According to author Bindeshwar Pathak, the Kaimur pleatue region in 1980s was known for extreme poverty and the feudal set up of the region was dominated by the Rajputs. There were hardly any employment opportunity present and the large population of this region, which was composed of the Scheduled Castes and the poor section of the intermediate castes were suppressed by the elite section of society. The continued repression forced some of the youths into banditry. These bandits organised dacoities and murders of the landlords to come out of their clutches. One of the earliest leader of such a group of bandits was Mohan Bind, who was forced to become a dacoit to avenge the rape of his sister and severe repression by the Rajputs. The police in this region also sided with the Rajputs and latter used to participate in the police operation against the dacoit groups to set their personal scores with the Backwards and the Scheduled Castes. In response to the activities of Mohan Bind, the Rajput landlords started beating their alleged supporters, the ordinary villagers. The rapes were also committed against the women of the Scheduled Castes and Police often acted in the interest of the perpetrators. Mohan Bind also enjoyed support among the Backward Castes of the region and commanded control over thousands of voters, which was essential for any candidate contesting elections from the region's Assembly Constituencies.

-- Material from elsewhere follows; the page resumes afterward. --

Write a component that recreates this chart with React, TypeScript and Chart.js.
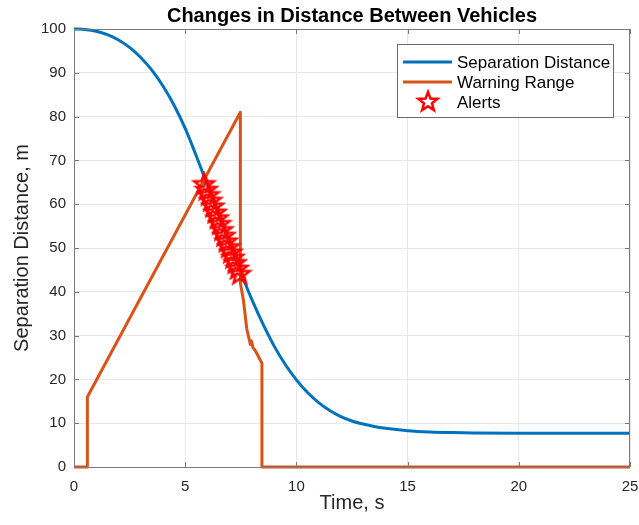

The earliest leader of the gang was Ramashish Bind, after whose murder Mohan Bind, who came to be called as "King of Kaimur pleatue" assumed the leadership. After encounter of Mohan Bind, Sudama Bind was being considered as the leader until Ramashish Koeri became the permanent leader. Koeri reorganised the gang afresh but his death once again brought leadership crisis, which was ultimately removed after the rise of Kameswar Koeri, also known as Chhotka Dada. The emergence of this gang led to decline in the influence of local strongman Bajrang Singh, who was forced to shift away from the hills and confine his activities elsewhere.

==Activities==
This gang, along the with several other bandit groups were responsible for managing polling booths during elections, in favour of their preferred candidate, and hence they enjoyed political support to carry out their activities.
The gang was involved in criminal activities which included dacoity, kidnapping and murder. The gang also included members like Daroga Lohar and Narayan Kushwaha; latter used to collect the ransom in cases of kidnapping from the family of the victims. The possible hideouts of these gangsters were the hilly terrain of the Rohtas pleatue, where they used to hide the kidnapped children. In a search operation conducted in these hills, several skeletons of adolescent children were found by the Police.

The Kaimur hills of Rohtas district was considered as the crime hotspot by the Bihar police in the 1980s and 1990s. As per reports, few caste groups had made the criminal activities as their livelihood and there used to be implicit support of the politicians from these particular castes groups to the gangsters and dacoits of their respective castes. Mohan Bind, who was the leader of Ramashish Koeri gang earlier, was known as "Raja" or the "King of Kaimur pleatue". After death of both Ramashish Koeri and Mohan Bind, Kameswar Koeri, who was named in a number of criminal cases became the new leader.

"Kameswar Koeri case" reveals the division in local media, as there emerged a conflict between various regional newspapers over defaming him or portraying him as victim. This case, which attracted attention of the local newspapers in late 1980s, revealed the struggle in between the various caste groups in the society of Bihar. A section of local media published a report branding him as the criminal before any trial in the court of law, to which, Kameswar responded by filing a suit against the respective newspaper houses and the death threats were also sent to the publishers. It was stated that news reports, which wanted to portray him as a criminal and confirmed his membership of the gang of Ramashish Koeri ran as counter to his ambition of joining the active politics. Since, Kameswar was supported by the MLA'S of Bihar Legislative Assembly belonging to his caste and also by the local Mukhiyas, who also hailed from his caste, the defaming news reports were making his entry into the politics of state difficult.

On 14 November 1987, Kameswar Koeri was arrested, while he was collecting ransom at Bhabua, but later he was released on bail. He was also the main accused in "Gopal Sharma murder case" and attack on Indian National Congress leader Surendra Tiwari in 1983. He was named in half dozen other cases too, which included the Chenari massacre 1of 986 and the "1988 Konar massacre" in which he was assisted by Radhakishan Koeri (alias "Langda Dada"). He used to operate from the Sasaram prison, when arrested. In 1992, he was again arrested on charge of possessing lethal weapons but again out on bail. The gang was also responsible for massacre of five members of the Yadav caste on September 22, 1986, which included a woman. This incident broke the lull in the gang wars between the Yadav and Koeri led gangs in Rohtas district. Many sources suggest that gang was responsible for killing persons over than 1000 in number.

==Decline==
In 1986, Bindeshwari Dubey's government launched Operation Black Panther 2 and later Operation Kaimur was also launched to take on the dacoits and improve law and order situation in the Bhojpur and Kaimur region. In three more operations, about 20 dacoits were killed. Mohan Bind was killed around the same time.
Daroga Lohar, one of the core member of the gang who was untraceable by the Bihar police was arrested in 2020, when the Bihar Legislative Assembly elections were going to be held.